As the last “peeents” dwindled, an Eastern Screech Owl called from the distance. Its eerie trill fading to nothing as the meadow once again went silent.  After waiting a little bit, we played the Saw-whet call in hopes that it would respond.  After a couple of rounds of playing and then waiting for a few minutes we finally heard, somewhat distantly, but clearly, the wail-like call of the Northern Saw-Whet Owl.  It called just three times, but it felt almost as good as seeing it.  By then it was freezing cold so we left the mountain in a hurry.

Gulling on the Jamestown-Scotland Ferry

We recently found ourselves in Surrey County by the James River, in need of crossing to see the Clay Colored Sparrow that has been coming to a feeder in Jamestown. The obvious solution was to cross on the ferry. The Jamestown-Scotland Ferry has had some interesting rarities over the years, including Black Legged Kittiwake and Sabine’s Gull. You will be sad to learn that no super rarities were seen that day, but we did have some good studies of some decent birds. As we waited for the ferry, we scanned the gulls perched on the pilings and on the water. There was a Great Black Backed Gull on the water with Ring Billed and Herring Gulls. We were pleased to hear a Pine Warbler singing, one of the first short distance migrant songbirds arriving in Virginia – a bit early, but not unexpected with all the crazy warm weather we have been having lately. The ferry docked and as we drove onto it, my friend spotted a Laughing Gull on one of the pilings. It was beginning to molt out of its non-breeding plumage with an incomplete hood and a black bill. This species is a common summer resident of coastal Virginia, but it is still a little early for them.
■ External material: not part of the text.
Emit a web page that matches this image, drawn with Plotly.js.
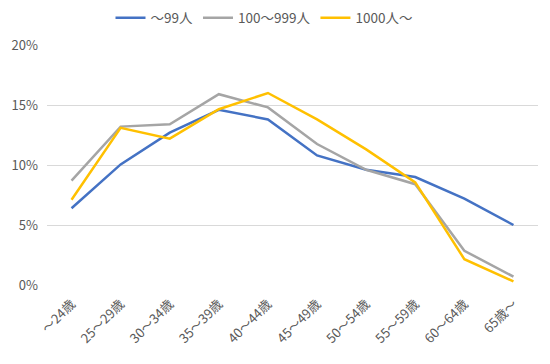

As the ferry headed out onto the James River it quickly attracted a large swarm of gulls traveling in its wake. Gulls often fly behind large ships so that they can eat any fish the ships’ engines chop up or stir to the surface. Quickly another Laughing Gull joined the first one in the crowd of Ring Billed Gulls. Soon, we could see Bonaparte’s Gulls in the flock and by the end of the ride we had counted over twenty!


The Bonaparte’s and the Laughing Gull were VA year birds for me!